§ **STATED PROBLEM**
Among the lines below, how many carry the string "this"? Reply with a number and nothing else.

§ **AVAILABLE RECORDS**
## start

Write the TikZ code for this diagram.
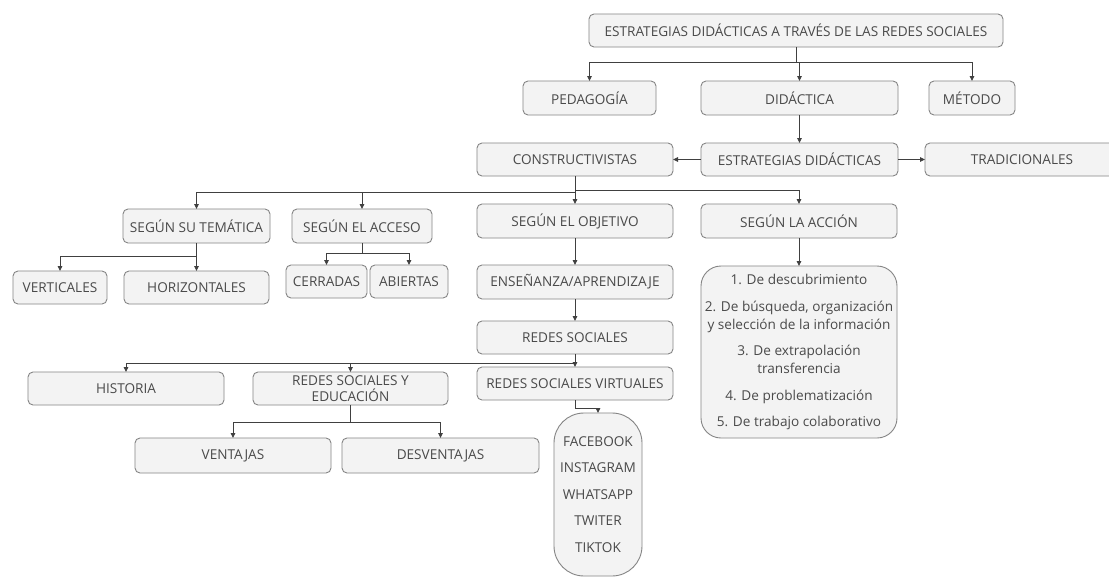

## end
## start

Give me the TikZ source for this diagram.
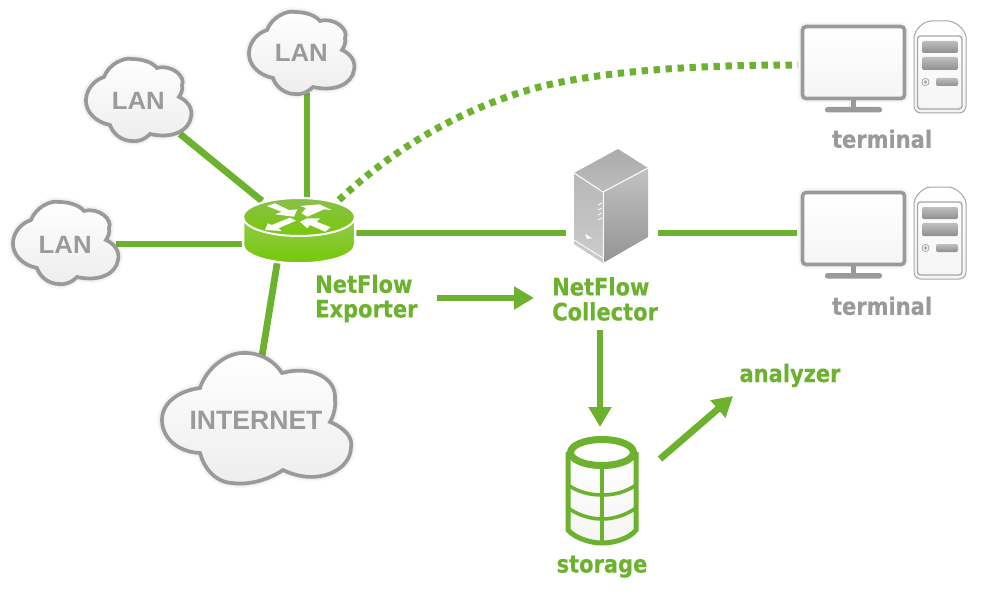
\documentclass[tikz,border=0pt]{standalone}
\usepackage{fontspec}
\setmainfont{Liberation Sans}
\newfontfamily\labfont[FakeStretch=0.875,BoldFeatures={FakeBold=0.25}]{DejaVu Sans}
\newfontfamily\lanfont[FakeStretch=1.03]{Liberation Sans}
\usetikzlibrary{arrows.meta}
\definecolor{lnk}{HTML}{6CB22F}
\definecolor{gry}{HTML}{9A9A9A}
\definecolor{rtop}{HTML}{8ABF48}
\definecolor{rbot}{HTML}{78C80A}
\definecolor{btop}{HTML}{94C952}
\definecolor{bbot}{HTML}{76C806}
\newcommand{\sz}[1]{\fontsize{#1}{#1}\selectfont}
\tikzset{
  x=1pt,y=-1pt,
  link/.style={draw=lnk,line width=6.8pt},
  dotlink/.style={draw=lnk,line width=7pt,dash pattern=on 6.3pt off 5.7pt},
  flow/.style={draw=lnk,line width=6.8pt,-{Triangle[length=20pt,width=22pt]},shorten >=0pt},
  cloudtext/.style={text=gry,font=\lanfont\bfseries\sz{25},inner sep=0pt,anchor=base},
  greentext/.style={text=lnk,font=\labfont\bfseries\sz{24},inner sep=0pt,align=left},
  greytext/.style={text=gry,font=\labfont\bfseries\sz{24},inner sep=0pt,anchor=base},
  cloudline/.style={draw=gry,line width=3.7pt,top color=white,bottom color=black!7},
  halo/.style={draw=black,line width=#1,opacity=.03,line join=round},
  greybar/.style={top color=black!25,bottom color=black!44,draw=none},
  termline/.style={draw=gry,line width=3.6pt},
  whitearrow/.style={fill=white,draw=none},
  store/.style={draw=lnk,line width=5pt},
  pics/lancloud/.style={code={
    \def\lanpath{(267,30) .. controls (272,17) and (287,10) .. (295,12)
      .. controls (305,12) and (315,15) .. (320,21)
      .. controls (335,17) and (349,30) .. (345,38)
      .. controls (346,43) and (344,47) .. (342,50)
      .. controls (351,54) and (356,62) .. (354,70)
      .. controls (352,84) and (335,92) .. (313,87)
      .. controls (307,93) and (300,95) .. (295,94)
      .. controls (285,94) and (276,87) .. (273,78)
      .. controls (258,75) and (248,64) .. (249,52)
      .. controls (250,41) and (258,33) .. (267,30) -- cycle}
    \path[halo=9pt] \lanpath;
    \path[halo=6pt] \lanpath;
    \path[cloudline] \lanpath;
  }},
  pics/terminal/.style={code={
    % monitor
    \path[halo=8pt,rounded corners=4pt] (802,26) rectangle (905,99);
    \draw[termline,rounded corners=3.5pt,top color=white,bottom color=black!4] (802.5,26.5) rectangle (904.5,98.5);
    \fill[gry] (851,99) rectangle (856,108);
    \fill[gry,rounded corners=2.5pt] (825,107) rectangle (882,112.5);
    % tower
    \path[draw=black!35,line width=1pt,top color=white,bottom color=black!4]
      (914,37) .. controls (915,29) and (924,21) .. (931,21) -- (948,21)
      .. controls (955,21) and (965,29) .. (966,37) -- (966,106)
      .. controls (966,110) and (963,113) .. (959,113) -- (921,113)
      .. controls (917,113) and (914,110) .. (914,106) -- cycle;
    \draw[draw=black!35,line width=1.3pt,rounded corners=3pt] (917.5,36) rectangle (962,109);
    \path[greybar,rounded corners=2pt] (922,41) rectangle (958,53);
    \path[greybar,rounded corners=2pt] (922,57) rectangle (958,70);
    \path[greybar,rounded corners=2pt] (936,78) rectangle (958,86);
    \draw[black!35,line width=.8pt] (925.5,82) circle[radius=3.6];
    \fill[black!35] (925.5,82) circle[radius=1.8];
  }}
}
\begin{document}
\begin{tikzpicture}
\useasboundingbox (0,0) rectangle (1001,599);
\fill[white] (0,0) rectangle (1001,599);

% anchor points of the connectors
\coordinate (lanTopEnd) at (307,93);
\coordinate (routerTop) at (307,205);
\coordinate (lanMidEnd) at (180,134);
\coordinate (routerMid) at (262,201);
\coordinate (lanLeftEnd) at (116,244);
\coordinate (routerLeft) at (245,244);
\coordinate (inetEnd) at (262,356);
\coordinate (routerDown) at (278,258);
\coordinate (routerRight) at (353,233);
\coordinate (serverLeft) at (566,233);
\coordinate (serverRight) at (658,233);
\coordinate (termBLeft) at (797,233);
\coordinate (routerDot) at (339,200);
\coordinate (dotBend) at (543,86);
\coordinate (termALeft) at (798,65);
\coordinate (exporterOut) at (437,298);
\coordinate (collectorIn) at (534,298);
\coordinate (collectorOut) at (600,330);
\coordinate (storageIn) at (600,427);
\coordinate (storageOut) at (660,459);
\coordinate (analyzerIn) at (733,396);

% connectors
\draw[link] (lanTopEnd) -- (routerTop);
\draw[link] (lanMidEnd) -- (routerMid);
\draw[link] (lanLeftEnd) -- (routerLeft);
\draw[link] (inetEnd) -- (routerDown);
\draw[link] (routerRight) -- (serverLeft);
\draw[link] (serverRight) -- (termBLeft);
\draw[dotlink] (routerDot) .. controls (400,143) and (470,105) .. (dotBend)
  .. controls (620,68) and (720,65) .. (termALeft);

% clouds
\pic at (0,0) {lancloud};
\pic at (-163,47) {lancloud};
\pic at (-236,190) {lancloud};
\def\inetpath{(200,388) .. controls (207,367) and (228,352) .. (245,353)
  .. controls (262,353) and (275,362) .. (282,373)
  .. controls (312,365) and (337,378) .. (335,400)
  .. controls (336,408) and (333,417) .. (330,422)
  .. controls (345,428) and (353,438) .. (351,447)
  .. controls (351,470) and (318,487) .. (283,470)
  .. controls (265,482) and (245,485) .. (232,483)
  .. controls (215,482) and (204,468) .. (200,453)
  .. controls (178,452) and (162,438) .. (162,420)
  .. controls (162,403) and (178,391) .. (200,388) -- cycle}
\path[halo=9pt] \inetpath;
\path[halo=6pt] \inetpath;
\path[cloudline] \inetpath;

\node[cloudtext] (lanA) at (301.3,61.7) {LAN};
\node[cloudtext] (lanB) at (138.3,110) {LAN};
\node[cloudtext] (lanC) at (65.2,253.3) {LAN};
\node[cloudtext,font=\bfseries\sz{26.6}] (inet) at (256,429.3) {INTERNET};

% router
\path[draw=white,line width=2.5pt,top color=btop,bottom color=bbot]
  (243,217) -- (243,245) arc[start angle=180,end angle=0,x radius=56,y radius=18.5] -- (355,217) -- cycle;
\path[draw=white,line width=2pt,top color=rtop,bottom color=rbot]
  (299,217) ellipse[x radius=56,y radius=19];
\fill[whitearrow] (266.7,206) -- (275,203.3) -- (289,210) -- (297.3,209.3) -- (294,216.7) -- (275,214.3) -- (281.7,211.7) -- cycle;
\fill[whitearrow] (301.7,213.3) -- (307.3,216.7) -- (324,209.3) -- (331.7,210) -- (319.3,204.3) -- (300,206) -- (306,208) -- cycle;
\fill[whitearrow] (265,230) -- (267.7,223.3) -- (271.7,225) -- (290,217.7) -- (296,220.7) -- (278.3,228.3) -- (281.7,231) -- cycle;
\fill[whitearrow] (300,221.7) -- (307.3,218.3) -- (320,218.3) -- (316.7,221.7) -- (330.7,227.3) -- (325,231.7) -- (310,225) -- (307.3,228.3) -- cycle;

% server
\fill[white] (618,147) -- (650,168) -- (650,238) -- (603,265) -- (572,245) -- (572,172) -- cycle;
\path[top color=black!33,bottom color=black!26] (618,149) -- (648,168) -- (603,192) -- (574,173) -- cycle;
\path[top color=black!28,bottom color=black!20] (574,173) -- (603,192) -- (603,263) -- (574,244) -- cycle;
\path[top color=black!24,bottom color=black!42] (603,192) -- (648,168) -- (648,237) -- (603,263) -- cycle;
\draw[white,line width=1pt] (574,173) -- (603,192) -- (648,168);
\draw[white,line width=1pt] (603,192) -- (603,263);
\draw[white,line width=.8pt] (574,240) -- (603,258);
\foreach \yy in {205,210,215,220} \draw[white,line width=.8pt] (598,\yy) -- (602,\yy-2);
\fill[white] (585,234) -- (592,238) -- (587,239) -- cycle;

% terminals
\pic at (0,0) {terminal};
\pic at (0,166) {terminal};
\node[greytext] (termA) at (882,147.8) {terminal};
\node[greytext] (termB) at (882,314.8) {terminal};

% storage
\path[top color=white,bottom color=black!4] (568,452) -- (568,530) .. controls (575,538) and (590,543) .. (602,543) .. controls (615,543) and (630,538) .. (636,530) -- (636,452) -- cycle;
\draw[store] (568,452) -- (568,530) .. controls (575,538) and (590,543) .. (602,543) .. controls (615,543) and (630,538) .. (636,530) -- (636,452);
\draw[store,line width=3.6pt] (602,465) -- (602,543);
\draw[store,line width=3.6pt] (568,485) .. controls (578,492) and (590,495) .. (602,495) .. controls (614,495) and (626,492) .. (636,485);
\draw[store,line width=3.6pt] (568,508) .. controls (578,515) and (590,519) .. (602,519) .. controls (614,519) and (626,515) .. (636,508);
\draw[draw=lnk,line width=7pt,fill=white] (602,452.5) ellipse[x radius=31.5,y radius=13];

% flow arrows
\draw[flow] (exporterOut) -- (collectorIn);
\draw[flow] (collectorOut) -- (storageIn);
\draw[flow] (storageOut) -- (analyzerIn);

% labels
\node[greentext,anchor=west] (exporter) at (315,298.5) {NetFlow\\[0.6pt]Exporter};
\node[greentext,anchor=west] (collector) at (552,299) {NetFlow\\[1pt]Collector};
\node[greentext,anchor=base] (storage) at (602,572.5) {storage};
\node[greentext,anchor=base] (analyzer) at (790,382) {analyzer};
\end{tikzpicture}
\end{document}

## end

§ **WRITTEN RESPONSE**
2